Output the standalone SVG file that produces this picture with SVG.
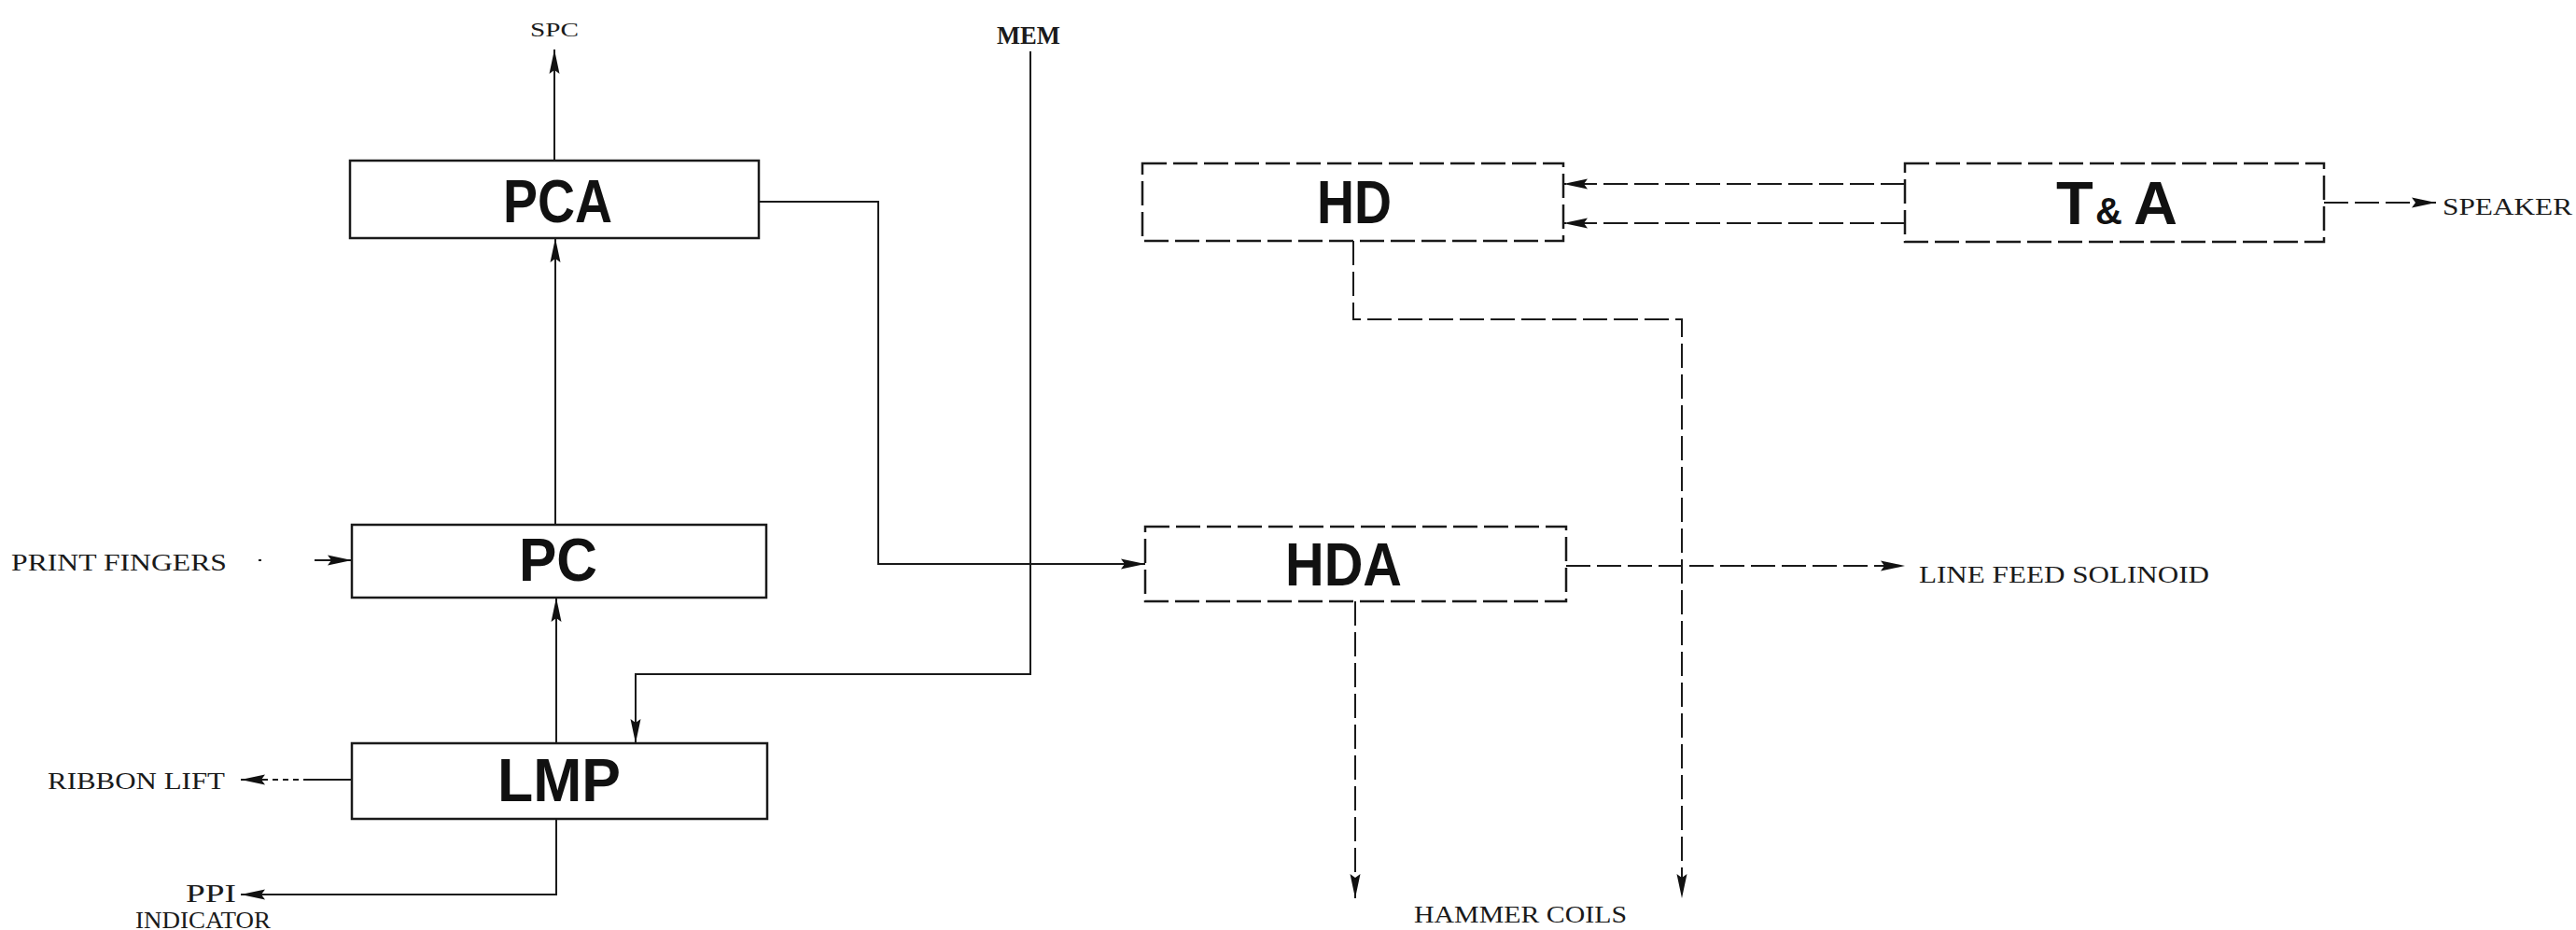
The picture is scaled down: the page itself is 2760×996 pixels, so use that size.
<svg xmlns="http://www.w3.org/2000/svg" width="2760" height="996" viewBox="0 0 2760 996">
<defs>
<marker id="ah" viewBox="0 0 26 12" refX="26" refY="6" markerWidth="26" markerHeight="12" orient="auto" markerUnits="userSpaceOnUse">
<path d="M0,0.5 L26,6 L0,11.5 L4,6 z" fill="#111"/>
</marker>
<style>
.box{fill:#fff;stroke:#1a1a1a;stroke-width:2.5}
.dbox{fill:#fff;stroke:#1a1a1a;stroke-width:2.5;stroke-dasharray:26 7}
.big{font-family:"Liberation Sans",Arial,sans-serif;font-weight:bold;font-size:65px;fill:#111}
.lbl{font-family:"Liberation Serif","Times New Roman",serif;font-size:26px;fill:#1a1a1a}
.ln{fill:none;stroke:#1a1a1a;stroke-width:2}
.dl{fill:none;stroke:#1a1a1a;stroke-width:2;stroke-dasharray:26 7}
</style>
</defs>
<rect width="2760" height="996" fill="#fff"/>

<g id="connectors">
<path class="ln" d="M594,172 V53" marker-end="url(#ah)"/>
<path class="ln" d="M595,562 V255" marker-end="url(#ah)"/>
<path class="ln" d="M596,796 V640" marker-end="url(#ah)"/>
<path class="ln" d="M277,600 H377" style="stroke-dasharray:3 57 40" marker-end="url(#ah)"/>
<path class="ln" d="M377,835 H258" style="stroke-dasharray:52 5 6 5 6 5 6 5 40" marker-end="url(#ah)"/>
<path class="ln" d="M596,877 V958 H258" marker-end="url(#ah)"/>
<path class="ln" d="M1104,55 V722 H681 V796" marker-end="url(#ah)"/>
<path class="ln" d="M813,216 H941 V604 H1227" marker-end="url(#ah)"/>
<path class="dl" d="M2041,197 H1675" marker-end="url(#ah)"/>
<path class="dl" d="M2041,239 H1675" marker-end="url(#ah)"/>
<path class="dl" d="M2490,217 H2610" marker-end="url(#ah)"/>
<path class="dl" d="M1450,258 V342 H1802 V962" marker-end="url(#ah)"/>
<path class="dl" d="M1452,644 V962" marker-end="url(#ah)"/>
<path class="dl" d="M1678,606 H2041" marker-end="url(#ah)"/>
</g>

<g id="node-pca">
<rect class="box" x="375" y="172" width="438" height="83"/>
<text class="big" x="539" y="238" textLength="117" lengthAdjust="spacingAndGlyphs">PCA</text>
</g>
<g id="node-pc">
<rect class="box" x="377" y="562" width="444" height="78"/>
<text class="big" x="556" y="622" textLength="84" lengthAdjust="spacingAndGlyphs">PC</text>
</g>
<g id="node-lmp">
<rect class="box" x="377" y="796" width="445" height="81"/>
<text class="big" x="533" y="858" textLength="132" lengthAdjust="spacingAndGlyphs">LMP</text>
</g>
<g id="node-hd">
<rect class="dbox" x="1224" y="175" width="451" height="83"/>
<text class="big" x="1411" y="239" textLength="80" lengthAdjust="spacingAndGlyphs">HD</text>
</g>
<g id="node-hda">
<rect class="dbox" x="1227" y="564" width="451" height="80"/>
<text class="big" x="1377" y="627" textLength="125" lengthAdjust="spacingAndGlyphs">HDA</text>
</g>
<g id="node-ta">
<rect class="dbox" x="2041" y="175" width="449" height="84"/>
<text class="big" y="240"><tspan x="2203">T</tspan><tspan x="2245" style="font-size:40px">&amp;</tspan><tspan x="2286">A</tspan></text>
</g>

<g id="labels">
<text class="lbl" x="568" y="39" style="font-size:21px" textLength="52" lengthAdjust="spacingAndGlyphs">SPC</text>
<text class="lbl" x="1068" y="47" style="font-size:27px;font-weight:bold" textLength="68" lengthAdjust="spacingAndGlyphs">MEM</text>
<text class="lbl" x="12" y="611" textLength="231" lengthAdjust="spacingAndGlyphs">PRINT FINGERS</text>
<text class="lbl" x="51" y="845" textLength="190" lengthAdjust="spacingAndGlyphs">RIBBON LIFT</text>
<text class="lbl" x="199" y="966" style="font-size:27px" textLength="54" lengthAdjust="spacingAndGlyphs">PPI</text>
<text class="lbl" x="145" y="994" textLength="145" lengthAdjust="spacingAndGlyphs">INDICATOR</text>
<text class="lbl" x="1515" y="988" textLength="228" lengthAdjust="spacingAndGlyphs">HAMMER COILS</text>
<text class="lbl" x="2056" y="624" textLength="311" lengthAdjust="spacingAndGlyphs">LINE FEED SOLINOID</text>
<text class="lbl" x="2617" y="230" textLength="139" lengthAdjust="spacingAndGlyphs">SPEAKER</text>
</g>
</svg>
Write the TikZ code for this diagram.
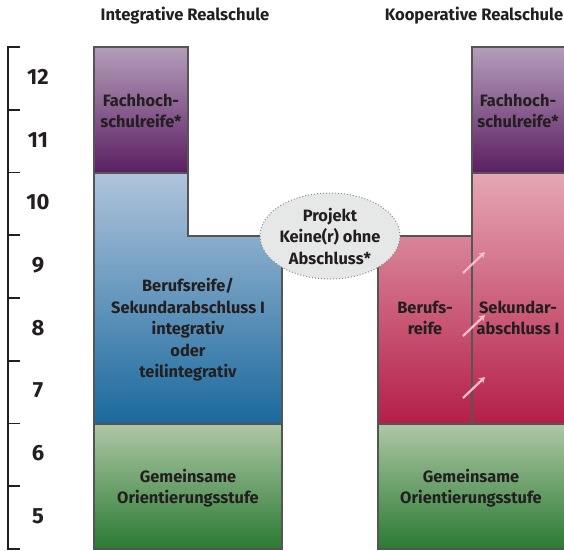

# # # #

- [WRITTEN TASK]
In the records above, find the lines containing "picture" and copy them.

- [WRITTEN RESPONSE]
Output the standalone SVG file that produces this picture with SVG.
The picture is scaled down: the page itself is 2760×996 pixels, so use that size.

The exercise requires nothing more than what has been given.